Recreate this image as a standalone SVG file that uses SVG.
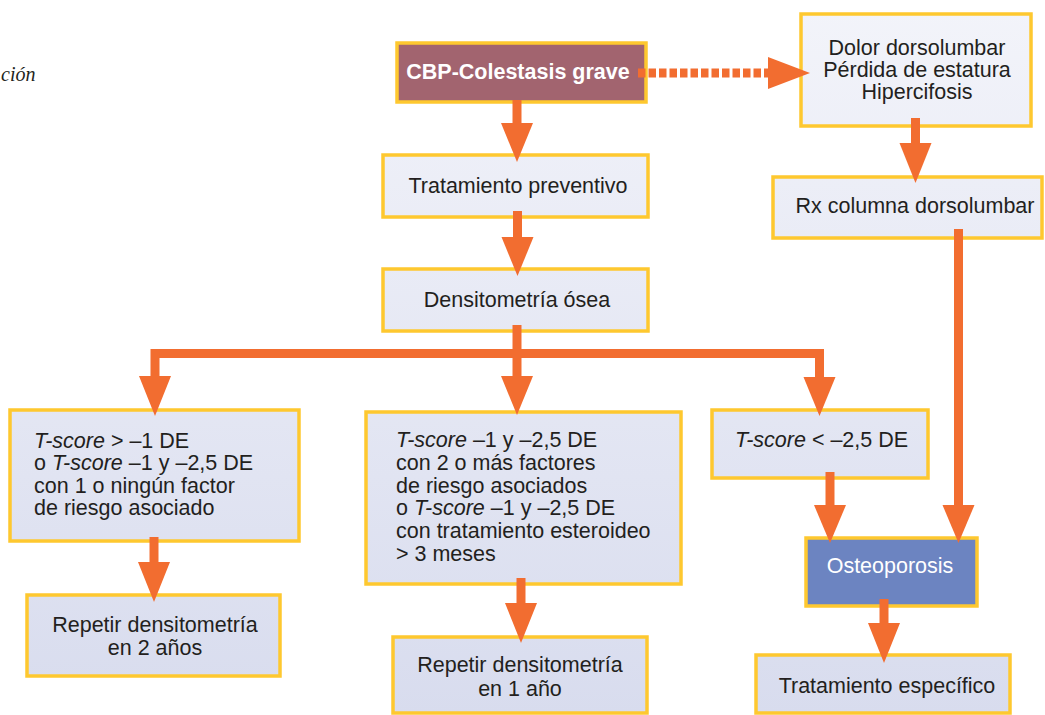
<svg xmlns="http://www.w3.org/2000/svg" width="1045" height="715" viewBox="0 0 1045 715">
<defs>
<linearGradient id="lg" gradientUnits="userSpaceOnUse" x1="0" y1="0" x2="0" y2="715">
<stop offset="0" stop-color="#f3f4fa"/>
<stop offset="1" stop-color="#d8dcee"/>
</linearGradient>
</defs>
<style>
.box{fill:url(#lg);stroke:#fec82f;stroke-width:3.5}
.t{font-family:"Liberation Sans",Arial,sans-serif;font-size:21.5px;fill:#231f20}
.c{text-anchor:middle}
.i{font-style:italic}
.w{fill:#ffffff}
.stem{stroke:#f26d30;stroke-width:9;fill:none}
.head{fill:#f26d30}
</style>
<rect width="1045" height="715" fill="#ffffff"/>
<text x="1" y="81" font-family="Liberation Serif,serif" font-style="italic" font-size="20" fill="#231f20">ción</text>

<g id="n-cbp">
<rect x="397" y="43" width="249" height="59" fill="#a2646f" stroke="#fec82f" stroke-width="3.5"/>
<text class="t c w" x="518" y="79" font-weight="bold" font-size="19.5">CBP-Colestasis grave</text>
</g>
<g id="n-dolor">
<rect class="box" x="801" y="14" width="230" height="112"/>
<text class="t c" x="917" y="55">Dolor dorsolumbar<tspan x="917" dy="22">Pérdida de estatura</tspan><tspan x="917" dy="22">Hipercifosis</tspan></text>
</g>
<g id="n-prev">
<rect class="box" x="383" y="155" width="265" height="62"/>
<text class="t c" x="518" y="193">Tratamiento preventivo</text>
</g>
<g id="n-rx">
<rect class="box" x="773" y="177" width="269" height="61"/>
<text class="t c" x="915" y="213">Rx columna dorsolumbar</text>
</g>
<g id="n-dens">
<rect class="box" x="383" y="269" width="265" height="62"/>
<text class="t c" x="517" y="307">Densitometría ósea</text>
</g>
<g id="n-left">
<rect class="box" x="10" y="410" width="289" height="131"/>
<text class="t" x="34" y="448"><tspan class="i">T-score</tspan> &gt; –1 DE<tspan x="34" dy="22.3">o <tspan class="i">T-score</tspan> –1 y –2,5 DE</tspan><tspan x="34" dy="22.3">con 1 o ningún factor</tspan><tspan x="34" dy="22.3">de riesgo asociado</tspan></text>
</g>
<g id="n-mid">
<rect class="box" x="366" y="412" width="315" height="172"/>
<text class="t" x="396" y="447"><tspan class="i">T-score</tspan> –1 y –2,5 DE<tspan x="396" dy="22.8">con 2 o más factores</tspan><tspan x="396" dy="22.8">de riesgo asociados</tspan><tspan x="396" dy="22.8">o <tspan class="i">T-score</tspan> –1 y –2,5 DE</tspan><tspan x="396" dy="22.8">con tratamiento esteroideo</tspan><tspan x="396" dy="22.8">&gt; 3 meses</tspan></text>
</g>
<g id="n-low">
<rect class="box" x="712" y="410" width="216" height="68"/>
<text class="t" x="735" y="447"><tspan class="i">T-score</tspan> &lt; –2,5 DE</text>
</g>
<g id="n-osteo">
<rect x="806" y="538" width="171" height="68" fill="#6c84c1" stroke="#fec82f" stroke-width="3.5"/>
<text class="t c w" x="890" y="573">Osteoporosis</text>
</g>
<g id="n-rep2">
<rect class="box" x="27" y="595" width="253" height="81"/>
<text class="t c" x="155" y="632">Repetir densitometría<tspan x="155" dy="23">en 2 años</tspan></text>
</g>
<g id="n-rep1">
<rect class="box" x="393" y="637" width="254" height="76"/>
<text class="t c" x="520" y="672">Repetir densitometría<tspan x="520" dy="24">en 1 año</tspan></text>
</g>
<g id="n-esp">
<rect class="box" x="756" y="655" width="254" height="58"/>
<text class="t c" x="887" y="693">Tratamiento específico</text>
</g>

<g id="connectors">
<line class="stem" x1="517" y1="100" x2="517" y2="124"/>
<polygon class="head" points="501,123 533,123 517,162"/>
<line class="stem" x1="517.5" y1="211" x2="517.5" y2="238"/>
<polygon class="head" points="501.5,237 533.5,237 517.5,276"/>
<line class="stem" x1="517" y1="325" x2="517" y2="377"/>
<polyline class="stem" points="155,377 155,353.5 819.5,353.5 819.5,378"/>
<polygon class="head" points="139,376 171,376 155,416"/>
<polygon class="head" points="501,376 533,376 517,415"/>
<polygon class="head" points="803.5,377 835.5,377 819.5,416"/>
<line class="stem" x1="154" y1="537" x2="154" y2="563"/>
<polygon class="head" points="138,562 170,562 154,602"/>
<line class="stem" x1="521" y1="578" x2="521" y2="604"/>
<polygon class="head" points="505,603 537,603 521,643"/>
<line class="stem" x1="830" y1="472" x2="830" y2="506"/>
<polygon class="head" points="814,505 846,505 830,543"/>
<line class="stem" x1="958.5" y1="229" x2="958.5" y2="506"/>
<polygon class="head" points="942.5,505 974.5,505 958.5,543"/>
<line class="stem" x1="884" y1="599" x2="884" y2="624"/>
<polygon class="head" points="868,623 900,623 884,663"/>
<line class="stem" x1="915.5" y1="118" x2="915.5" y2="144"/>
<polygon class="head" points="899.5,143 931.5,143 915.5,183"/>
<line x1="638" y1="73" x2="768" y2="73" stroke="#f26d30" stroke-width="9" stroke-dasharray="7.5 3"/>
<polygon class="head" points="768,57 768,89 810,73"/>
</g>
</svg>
──────────────────────────────
> _Exercise prompt_
Your task is an exact transcription of all the data, minus the pictures.

> _Exercise response_
Recreate this image as a standalone SVG file that uses SVG.
<svg xmlns="http://www.w3.org/2000/svg" width="1045" height="715" viewBox="0 0 1045 715">
<defs>
<linearGradient id="lg" gradientUnits="userSpaceOnUse" x1="0" y1="0" x2="0" y2="715">
<stop offset="0" stop-color="#f3f4fa"/>
<stop offset="1" stop-color="#d8dcee"/>
</linearGradient>
</defs>
<style>
.box{fill:url(#lg);stroke:#fec82f;stroke-width:3.5}
.t{font-family:"Liberation Sans",Arial,sans-serif;font-size:21.5px;fill:#231f20}
.c{text-anchor:middle}
.i{font-style:italic}
.w{fill:#ffffff}
.stem{stroke:#f26d30;stroke-width:9;fill:none}
.head{fill:#f26d30}
</style>
<rect width="1045" height="715" fill="#ffffff"/>
<text x="1" y="81" font-family="Liberation Serif,serif" font-style="italic" font-size="20" fill="#231f20">ción</text>

<g id="n-cbp">
<rect x="397" y="43" width="249" height="59" fill="#a2646f" stroke="#fec82f" stroke-width="3.5"/>
<text class="t c w" x="518" y="79" font-weight="bold" font-size="19.5">CBP-Colestasis grave</text>
</g>
<g id="n-dolor">
<rect class="box" x="801" y="14" width="230" height="112"/>
<text class="t c" x="917" y="55">Dolor dorsolumbar<tspan x="917" dy="22">Pérdida de estatura</tspan><tspan x="917" dy="22">Hipercifosis</tspan></text>
</g>
<g id="n-prev">
<rect class="box" x="383" y="155" width="265" height="62"/>
<text class="t c" x="518" y="193">Tratamiento preventivo</text>
</g>
<g id="n-rx">
<rect class="box" x="773" y="177" width="269" height="61"/>
<text class="t c" x="915" y="213">Rx columna dorsolumbar</text>
</g>
<g id="n-dens">
<rect class="box" x="383" y="269" width="265" height="62"/>
<text class="t c" x="517" y="307">Densitometría ósea</text>
</g>
<g id="n-left">
<rect class="box" x="10" y="410" width="289" height="131"/>
<text class="t" x="34" y="448"><tspan class="i">T-score</tspan> &gt; –1 DE<tspan x="34" dy="22.3">o <tspan class="i">T-score</tspan> –1 y –2,5 DE</tspan><tspan x="34" dy="22.3">con 1 o ningún factor</tspan><tspan x="34" dy="22.3">de riesgo asociado</tspan></text>
</g>
<g id="n-mid">
<rect class="box" x="366" y="412" width="315" height="172"/>
<text class="t" x="396" y="447"><tspan class="i">T-score</tspan> –1 y –2,5 DE<tspan x="396" dy="22.8">con 2 o más factores</tspan><tspan x="396" dy="22.8">de riesgo asociados</tspan><tspan x="396" dy="22.8">o <tspan class="i">T-score</tspan> –1 y –2,5 DE</tspan><tspan x="396" dy="22.8">con tratamiento esteroideo</tspan><tspan x="396" dy="22.8">&gt; 3 meses</tspan></text>
</g>
<g id="n-low">
<rect class="box" x="712" y="410" width="216" height="68"/>
<text class="t" x="735" y="447"><tspan class="i">T-score</tspan> &lt; –2,5 DE</text>
</g>
<g id="n-osteo">
<rect x="806" y="538" width="171" height="68" fill="#6c84c1" stroke="#fec82f" stroke-width="3.5"/>
<text class="t c w" x="890" y="573">Osteoporosis</text>
</g>
<g id="n-rep2">
<rect class="box" x="27" y="595" width="253" height="81"/>
<text class="t c" x="155" y="632">Repetir densitometría<tspan x="155" dy="23">en 2 años</tspan></text>
</g>
<g id="n-rep1">
<rect class="box" x="393" y="637" width="254" height="76"/>
<text class="t c" x="520" y="672">Repetir densitometría<tspan x="520" dy="24">en 1 año</tspan></text>
</g>
<g id="n-esp">
<rect class="box" x="756" y="655" width="254" height="58"/>
<text class="t c" x="887" y="693">Tratamiento específico</text>
</g>

<g id="connectors">
<line class="stem" x1="517" y1="100" x2="517" y2="124"/>
<polygon class="head" points="501,123 533,123 517,162"/>
<line class="stem" x1="517.5" y1="211" x2="517.5" y2="238"/>
<polygon class="head" points="501.5,237 533.5,237 517.5,276"/>
<line class="stem" x1="517" y1="325" x2="517" y2="377"/>
<polyline class="stem" points="155,377 155,353.5 819.5,353.5 819.5,378"/>
<polygon class="head" points="139,376 171,376 155,416"/>
<polygon class="head" points="501,376 533,376 517,415"/>
<polygon class="head" points="803.5,377 835.5,377 819.5,416"/>
<line class="stem" x1="154" y1="537" x2="154" y2="563"/>
<polygon class="head" points="138,562 170,562 154,602"/>
<line class="stem" x1="521" y1="578" x2="521" y2="604"/>
<polygon class="head" points="505,603 537,603 521,643"/>
<line class="stem" x1="830" y1="472" x2="830" y2="506"/>
<polygon class="head" points="814,505 846,505 830,543"/>
<line class="stem" x1="958.5" y1="229" x2="958.5" y2="506"/>
<polygon class="head" points="942.5,505 974.5,505 958.5,543"/>
<line class="stem" x1="884" y1="599" x2="884" y2="624"/>
<polygon class="head" points="868,623 900,623 884,663"/>
<line class="stem" x1="915.5" y1="118" x2="915.5" y2="144"/>
<polygon class="head" points="899.5,143 931.5,143 915.5,183"/>
<line x1="638" y1="73" x2="768" y2="73" stroke="#f26d30" stroke-width="9" stroke-dasharray="7.5 3"/>
<polygon class="head" points="768,57 768,89 810,73"/>
</g>
</svg>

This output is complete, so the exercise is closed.